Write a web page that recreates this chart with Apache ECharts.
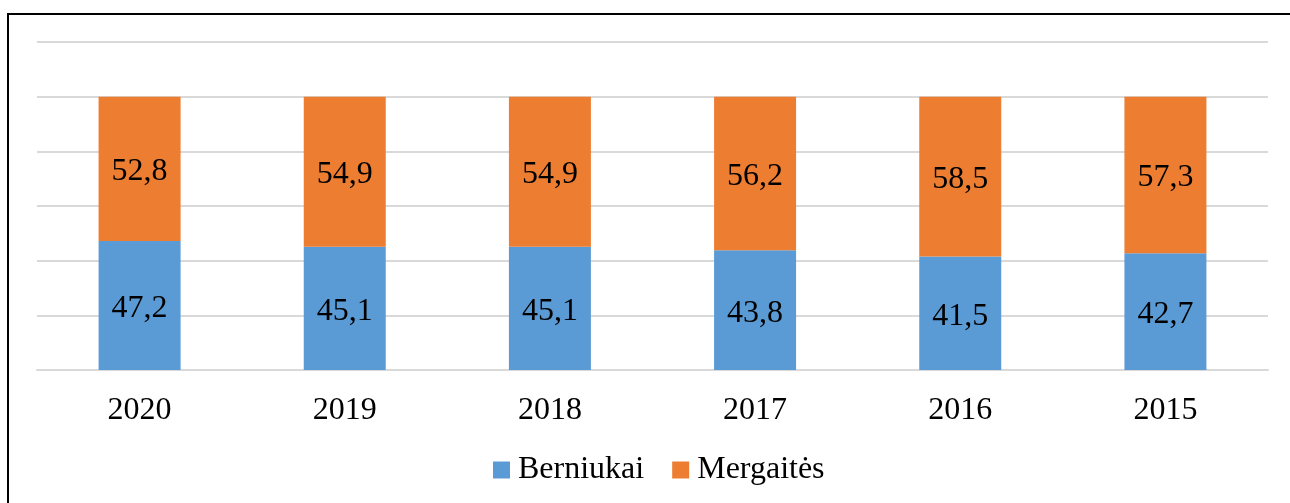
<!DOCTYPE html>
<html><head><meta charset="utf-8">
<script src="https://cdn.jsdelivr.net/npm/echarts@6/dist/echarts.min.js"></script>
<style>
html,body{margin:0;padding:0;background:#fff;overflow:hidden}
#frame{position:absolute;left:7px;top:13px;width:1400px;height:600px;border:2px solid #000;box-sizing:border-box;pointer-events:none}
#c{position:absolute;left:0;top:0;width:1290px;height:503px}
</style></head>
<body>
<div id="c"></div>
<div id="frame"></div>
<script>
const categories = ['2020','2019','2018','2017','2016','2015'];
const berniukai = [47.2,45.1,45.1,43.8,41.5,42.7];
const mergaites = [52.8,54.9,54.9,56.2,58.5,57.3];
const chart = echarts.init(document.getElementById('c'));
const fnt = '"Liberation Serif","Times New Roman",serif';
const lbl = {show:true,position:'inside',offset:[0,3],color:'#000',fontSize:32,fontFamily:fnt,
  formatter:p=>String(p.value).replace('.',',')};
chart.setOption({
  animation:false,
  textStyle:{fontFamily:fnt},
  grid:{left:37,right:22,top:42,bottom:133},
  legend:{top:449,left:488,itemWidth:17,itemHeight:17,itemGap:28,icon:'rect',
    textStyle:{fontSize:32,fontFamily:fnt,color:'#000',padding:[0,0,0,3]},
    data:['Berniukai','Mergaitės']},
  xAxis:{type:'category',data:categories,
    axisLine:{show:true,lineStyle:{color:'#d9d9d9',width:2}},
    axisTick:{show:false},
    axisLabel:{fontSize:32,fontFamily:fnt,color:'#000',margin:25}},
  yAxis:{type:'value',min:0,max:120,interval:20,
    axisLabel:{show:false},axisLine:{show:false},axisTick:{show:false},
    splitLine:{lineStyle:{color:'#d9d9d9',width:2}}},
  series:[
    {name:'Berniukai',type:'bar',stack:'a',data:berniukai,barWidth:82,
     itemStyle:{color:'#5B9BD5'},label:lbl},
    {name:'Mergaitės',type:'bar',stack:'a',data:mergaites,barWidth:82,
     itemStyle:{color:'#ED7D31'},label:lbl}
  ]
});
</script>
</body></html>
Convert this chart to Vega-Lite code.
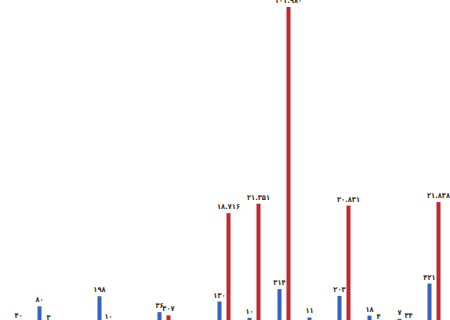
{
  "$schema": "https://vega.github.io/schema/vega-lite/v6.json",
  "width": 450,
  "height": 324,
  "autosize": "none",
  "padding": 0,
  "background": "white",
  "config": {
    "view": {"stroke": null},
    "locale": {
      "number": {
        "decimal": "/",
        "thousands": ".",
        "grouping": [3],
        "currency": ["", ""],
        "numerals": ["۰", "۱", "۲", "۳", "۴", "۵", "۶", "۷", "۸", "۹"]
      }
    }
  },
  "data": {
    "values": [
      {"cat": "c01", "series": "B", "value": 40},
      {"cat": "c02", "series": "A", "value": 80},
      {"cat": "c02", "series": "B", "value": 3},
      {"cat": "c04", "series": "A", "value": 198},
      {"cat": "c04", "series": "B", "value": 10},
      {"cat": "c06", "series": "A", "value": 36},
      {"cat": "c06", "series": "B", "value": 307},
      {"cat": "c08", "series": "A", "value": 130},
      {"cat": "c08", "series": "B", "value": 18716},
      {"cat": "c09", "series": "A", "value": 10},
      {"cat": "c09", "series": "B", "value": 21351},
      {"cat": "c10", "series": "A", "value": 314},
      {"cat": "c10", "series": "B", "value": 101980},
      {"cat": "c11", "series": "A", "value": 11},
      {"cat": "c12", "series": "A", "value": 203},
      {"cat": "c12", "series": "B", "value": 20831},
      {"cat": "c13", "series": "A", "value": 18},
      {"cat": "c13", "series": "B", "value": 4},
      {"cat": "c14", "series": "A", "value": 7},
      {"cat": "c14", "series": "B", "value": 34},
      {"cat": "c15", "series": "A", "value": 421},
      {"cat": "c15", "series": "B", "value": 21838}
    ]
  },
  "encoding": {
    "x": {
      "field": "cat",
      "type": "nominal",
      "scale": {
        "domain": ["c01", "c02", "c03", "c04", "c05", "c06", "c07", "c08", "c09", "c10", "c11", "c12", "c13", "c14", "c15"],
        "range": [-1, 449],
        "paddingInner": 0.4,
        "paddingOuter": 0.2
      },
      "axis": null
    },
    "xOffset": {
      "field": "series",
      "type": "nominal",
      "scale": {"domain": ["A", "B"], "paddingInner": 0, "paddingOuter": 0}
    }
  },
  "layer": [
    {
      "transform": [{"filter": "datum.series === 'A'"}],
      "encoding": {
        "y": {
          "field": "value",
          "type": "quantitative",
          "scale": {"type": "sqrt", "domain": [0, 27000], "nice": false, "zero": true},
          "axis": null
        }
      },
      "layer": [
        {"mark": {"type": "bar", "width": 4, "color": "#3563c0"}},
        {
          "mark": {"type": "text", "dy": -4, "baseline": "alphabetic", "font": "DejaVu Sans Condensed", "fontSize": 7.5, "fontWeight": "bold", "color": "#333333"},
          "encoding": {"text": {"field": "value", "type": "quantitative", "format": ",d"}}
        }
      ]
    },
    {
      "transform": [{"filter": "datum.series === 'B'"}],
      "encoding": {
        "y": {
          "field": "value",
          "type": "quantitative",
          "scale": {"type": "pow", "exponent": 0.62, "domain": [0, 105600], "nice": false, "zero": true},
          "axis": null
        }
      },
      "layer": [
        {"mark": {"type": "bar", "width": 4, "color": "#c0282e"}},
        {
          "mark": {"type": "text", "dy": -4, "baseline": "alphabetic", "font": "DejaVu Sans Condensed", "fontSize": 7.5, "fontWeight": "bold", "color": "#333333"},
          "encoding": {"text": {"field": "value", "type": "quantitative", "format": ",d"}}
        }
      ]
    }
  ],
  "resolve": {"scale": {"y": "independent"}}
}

■ ■ ■ ■ ■ ■ ■

_Stated task_
Repeat, exactly and in full, each line from the start of the data to the line that contains "</body></html>". Pictures do not go in.

_Task answer_
Write a web page that recreates this chart with Apache ECharts.
<!DOCTYPE html>
<html><head><meta charset="utf-8">
<script src="https://cdn.jsdelivr.net/npm/echarts@6/dist/echarts.min.js"></script>
<style>
html,body{margin:0;padding:0;background:#fff;overflow:hidden}
#frame{position:absolute;left:7px;top:13px;width:1400px;height:600px;border:2px solid #000;box-sizing:border-box;pointer-events:none}
#c{position:absolute;left:0;top:0;width:1290px;height:503px}
</style></head>
<body>
<div id="c"></div>
<div id="frame"></div>
<script>
const categories = ['2020','2019','2018','2017','2016','2015'];
const berniukai = [47.2,45.1,45.1,43.8,41.5,42.7];
const mergaites = [52.8,54.9,54.9,56.2,58.5,57.3];
const chart = echarts.init(document.getElementById('c'));
const fnt = '"Liberation Serif","Times New Roman",serif';
const lbl = {show:true,position:'inside',offset:[0,3],color:'#000',fontSize:32,fontFamily:fnt,
  formatter:p=>String(p.value).replace('.',',')};
chart.setOption({
  animation:false,
  textStyle:{fontFamily:fnt},
  grid:{left:37,right:22,top:42,bottom:133},
  legend:{top:449,left:488,itemWidth:17,itemHeight:17,itemGap:28,icon:'rect',
    textStyle:{fontSize:32,fontFamily:fnt,color:'#000',padding:[0,0,0,3]},
    data:['Berniukai','Mergaitės']},
  xAxis:{type:'category',data:categories,
    axisLine:{show:true,lineStyle:{color:'#d9d9d9',width:2}},
    axisTick:{show:false},
    axisLabel:{fontSize:32,fontFamily:fnt,color:'#000',margin:25}},
  yAxis:{type:'value',min:0,max:120,interval:20,
    axisLabel:{show:false},axisLine:{show:false},axisTick:{show:false},
    splitLine:{lineStyle:{color:'#d9d9d9',width:2}}},
  series:[
    {name:'Berniukai',type:'bar',stack:'a',data:berniukai,barWidth:82,
     itemStyle:{color:'#5B9BD5'},label:lbl},
    {name:'Mergaitės',type:'bar',stack:'a',data:mergaites,barWidth:82,
     itemStyle:{color:'#ED7D31'},label:lbl}
  ]
});
</script>
</body></html>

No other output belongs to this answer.